Maurice Pindard est-ce que l’orientation de nos étudiants est conforme aux besoins de notre pays ?
 La grande difficulté est l’information de nos étudiants. Beaucoup ne sont pas informés des possibilités qui s’ouvrent. Puis c’est l’insertion des diplômés dans le tissu économique avec des entreprises qui ne jouent pas, toutes, le jeu, en termes d’emploi et de rémunération. Il y a des initiatives de la Région, du Conseil Général, mais nous ne sommes pas encore à un plan concerté d’orientation des étudiants selon les besoins et potentialités du pays. Reste le mirage des grands pays européens, France, canada, Etats unis, dans lesquels une partie des familles préfère y installer leur progéniture.
 Une série broderie existe au lycée professionnel de Mana. Est-ce sérieux ?
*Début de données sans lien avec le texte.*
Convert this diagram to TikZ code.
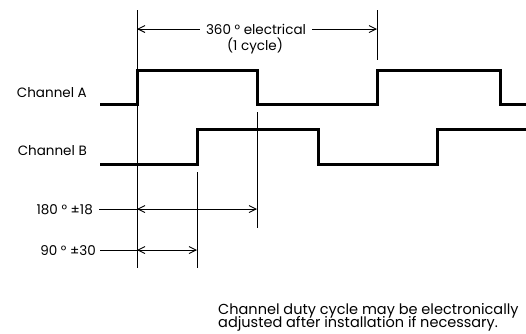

La réponse facile serait de dire que cela ne correspond pas aux nécessités  actuelles de développement de notre pays. Et tant qu’il n’y aura pas de plan global de définition et de priorités des filières, ce sera au coup par coup, selon les intérêts ou les idées de tel ou tel membre de la communauté éducative. Dans le cas particulier de la broderie à Mana, elle est le prolongement de l’implantation dans ce lycée de la filière couture qui était il y a 3 ans au lycée Juminer de St Laurent. Cela se passe dans une région où l’on pratique la broderie traditionnellement sur pangis (pagnes). Certains ont pu penser que la création de la spécialisation broderie était un choix pertinent. La question est : « où vont travailler les jeunes titulaires du Cap broderie ? » et dans la mesure où ils voudraient créer leur propre atelier qu’est ce qui est prévu pour les accompagner afin qu’ils réussissent dans leur entreprise.
 Alors quelles sont vos réactions sur les résultats tant des collèges que des lycées ?
 Nous sommes dans les 70% au bac général et au Brevet. 60% pour le bac professionnel et 50% pour le bac technologique. On peut disserter sur ces résultats, ils sont de toutes façons insuffisants. Mais le plus important est le nombre de diplômés dans une classe d’âge, par exemple sur 100 élèves qui entre en 6ème,  et le nombre d’enfants  qui sortent du système sans qualification. On se rend compte alors de la véritable portée de l’école. Nos chiffres sont désastreux. Et, en plus de la discrimination sociale, il y a discrimination géographique et en conséquence communautaire.
Des voix s’élèvent régulièrement pour dénoncer l’exclusion des enfants par une société deux fois injuste mais le combat de fond pour changer l’école n’a pas encore commencé.